Dans la lignée des féministes françaises Luce Irigaray et Monique Wittig qui ont montré comment l’écriture du corps pouvait être fondamentale pour penser l’érotisme, la politique, les relations, le mythe du cyborg dont la finalité est d’ « informer nos imaginaires politiques contemporains » s’impose comme une sorte d’éco-féminisme qui milite pour la dissolution des différences qui opposent corps et machine et structurent l’identité. En dissolvant les identités, on dissout par là même la domination d’une identité sur une autre.
Les mythes cyborgiens sont à inventer, pour subvertir les mythes de l’origine occidentaux : en plaçant les nouvelles technologies au cœur de ces nouveaux récits, des mondes possibles peuvent être formulés.

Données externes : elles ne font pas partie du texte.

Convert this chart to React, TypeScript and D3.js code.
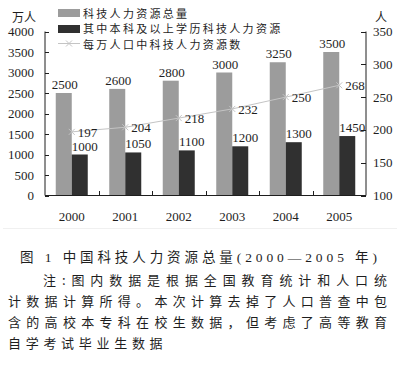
import * as React from 'react';
import * as d3 from 'd3';

const years = ['2000', '2001', '2002', '2003', '2004', '2005'];
const totalHR = [2500, 2600, 2800, 3000, 3250, 3500];
const degreeHR = [1000, 1050, 1100, 1200, 1300, 1450];
const perTenK = [197, 204, 218, 232, 250, 268];
const leftTicks = [0, 500, 1000, 1500, 2000, 2500, 3000, 3500, 4000];
const rightTicks = [100, 150, 200, 250, 300, 350];

const legendLabels = ['科技人力资源总量', '其中本科及以上学历科技人力资源', '每万人口中科技人力资源数'];
const caption = '图 1  中国科技人力资源总量(2000—2005 年)';
const noteLines = [
  '注:图内数据是根据全国教育统计和人口统',
  '计数据计算所得。本次计算去掉了人口普查中包',
  '含的高校本专科在校生数据，但考虑了高等教育',
  '自学考试毕业生数据',
];

const W = 400;
const H = 392;
const GRAY = '#9c9c9c';
const DARK = '#303030';
const LINE = '#c4c4c4';
const INK = '#1e1e1e';
const SERIF = '"Liberation Serif", "Noto Sans CJK SC", serif';
const CJK = '"Noto Sans CJK SC", "Liberation Serif", sans-serif';

export default function App() {
  const x = d3.scaleBand<string>().domain(years).range([45, 366]).padding(0);
  const yL = d3.scaleLinear().domain([0, 4000]).range([195.5, 31.5]);
  const yR = d3.scaleLinear().domain([100, 350]).range([195.5, 31.5]);
  const barW = 16;
  const cx = (d: string) => (x(d) ?? 0) + x.bandwidth() / 2;

  const linePath = d3
    .line<number>()
    .x((_, i) => cx(years[i]))
    .y((d) => yR(d))(perTenK) || '';

  const cross = (px: number, py: number, k: string | number) => (
    <g key={k} stroke={LINE} strokeWidth={1}>
      <line x1={px - 3} y1={py - 3} x2={px + 3} y2={py + 3} />
      <line x1={px - 3} y1={py + 3} x2={px + 3} y2={py - 3} />
    </g>
  );

  return (
    <div style={{ position: 'absolute', left: 0, top: 0 }}>
      <svg width={W} height={H} viewBox={`0 0 ${W} ${H}`} style={{ display: 'block', background: '#fff' }}>
        {/* unit labels */}
        <text x={12} y={22} fontFamily={CJK} fontSize={12} fill={INK}>万人</text>
        <text x={375} y={22} fontFamily={CJK} fontSize={12} fill={INK}>人</text>

        {/* bars */}
        {years.map((d, i) => (
          <g key={d}>
            <rect x={cx(d) - barW} y={yL(totalHR[i])} width={barW} height={yL(0) - yL(totalHR[i])} fill={GRAY} />
            <rect x={cx(d)} y={yL(degreeHR[i])} width={barW} height={yL(0) - yL(degreeHR[i])} fill={DARK} />
            <text x={cx(d) - barW / 2 + 1} y={yL(totalHR[i]) - 4} textAnchor="middle" fontFamily={SERIF} fontSize={13} fill={INK}>
              {totalHR[i]}
            </text>
            <text x={cx(d) + barW / 2 + 5} y={yL(degreeHR[i]) - 4} textAnchor="middle" fontFamily={SERIF} fontSize={13} fill={INK}>
              {degreeHR[i]}
            </text>
          </g>
        ))}

        {/* line series */}
        <path d={linePath} fill="none" stroke={LINE} strokeWidth={1} />
        {perTenK.map((v, i) => cross(cx(years[i]), yR(v), i))}
        {perTenK.map((v, i) => (
          <text key={i} x={cx(years[i]) + 6} y={yR(v) + 5} fontFamily={SERIF} fontSize={13} fill={INK}>
            {v}
          </text>
        ))}

        {/* axes */}
        <line x1={45} y1={31.5} x2={45} y2={195.5} stroke={INK} strokeWidth={1} />
        <line x1={366} y1={31.5} x2={366} y2={195.5} stroke={INK} strokeWidth={1} />
        <line x1={45} y1={195.5} x2={366} y2={195.5} stroke={INK} strokeWidth={1} />
        {leftTicks.map((t) => (
          <g key={t}>
            <line x1={45} x2={49} y1={Math.round(yL(t)) + 0.5} y2={Math.round(yL(t)) + 0.5} stroke={INK} />
            <text x={34} y={yL(t) + 4.5} textAnchor="end" fontFamily={SERIF} fontSize={13} fill={INK}>{t}</text>
          </g>
        ))}
        {rightTicks.map((t) => (
          <g key={t}>
            <line x1={361} x2={366} y1={Math.round(yR(t)) + 0.5} y2={Math.round(yR(t)) + 0.5} stroke={INK} />
            <text x={373} y={yR(t) + 4.5} fontFamily={SERIF} fontSize={13} fill={INK}>{t}</text>
          </g>
        ))}
        {years.slice(1).map((d) => (
          <line key={d} x1={Math.round(x(d) ?? 0) + 0.5} x2={Math.round(x(d) ?? 0) + 0.5} y1={191} y2={195.5} stroke={INK} />
        ))}
        {years.map((d) => (
          <text key={d} x={cx(d)} y={221} textAnchor="middle" fontFamily={SERIF} fontSize={13} fill={INK}>{d}</text>
        ))}

        {/* legend */}
        <rect x={58} y={9} width={22} height={8} fill={GRAY} />
        <rect x={58} y={25} width={22} height={8} fill={DARK} />
        <line x1={58} x2={80} y1={43.5} y2={43.5} stroke={LINE} />
        {cross(69, 43.5, 'lg')}
        {legendLabels.map((t, i) => (
          <text key={t} x={83} y={17.5 + i * 15.8} fontFamily={CJK} fontSize={11} letterSpacing={2.3} fill={INK}>{t}</text>
        ))}

        {/* faint frame edge */}
        <line x1={3} x2={397} y1={228.5} y2={228.5} stroke="#f0f0f0" />

        {/* caption and notes */}
        <text x={20} y={262} fontFamily={SERIF} fontSize={13.5} textLength={357} lengthAdjust="spacing" fill={INK}>
          {caption}
        </text>
        <text x={43} y={285} fontFamily={CJK} fontSize={13} textLength={344} lengthAdjust="spacing" fill={INK}>
          {noteLines[0]}
        </text>
        <text x={8} y={306} fontFamily={CJK} fontSize={13} textLength={379} lengthAdjust="spacing" fill={INK}>
          {noteLines[1]}
        </text>
        <text x={8} y={327} fontFamily={CJK} fontSize={13} textLength={379} lengthAdjust="spacing" fill={INK}>
          {noteLines[2]}
        </text>
        <text x={8} y={348} fontFamily={CJK} fontSize={13} letterSpacing={4.7} fill={INK}>
          {noteLines[3]}
        </text>
      </svg>
    </div>
  );
}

Il faut que les femmes adoptent désormais le statut du cyborg afin qu’elles se libèrent de leur position d’opprimées, qu’elles quittent le terrain de cette « nature » dont elles seraient si proches puisqu’en mesure de donner la vie, qu’elles s’ouvrent à de nouvelles possibilités d’existence. Débarrassées de la nature, de l’identité, ces femmes « cyborgs de la vie réelle », « réécrivent activement les textes de leurs corps et de leurs sociétés » (74). Fortes de cela, les femmes doivent ainsi avoir un « sens plus vif de la connexion qui nous lie avec [leurs] outils » (76), de l’hybridation que nous avons avec les machines. Le corps-cyborg est une carte de l’identité et une carte de pouvoir : il n’est pas innocent, n’est pas né dans un jardin, il est façonné, produit par la société, puis possiblement recodé : la machine est ce que nous programmons d’elle… Nos corps aspirent à être ce que nous aurons programmé nous-mêmes pour eux.
Faire corps avec son corps, considérer son corps comme une topie impitoyable, qui a ses ressources propres de fantastique : c’est ce que proposait également Foucault dans sa conférence sur le Corps utopique et ce sont les corps de Ilka Schönbein, Phia Menard, Steven Cohen qui ont la puissance de nous proposer de nouvelles projections de possibles de l’humanité.
Les chiffres entre parenthèses renvoient aux pages de l’édition : Haraway Donna , Manifeste cyborg et autres essais. Sciences, fictions, féminismes. Paris, Exils, 2007, 333 p.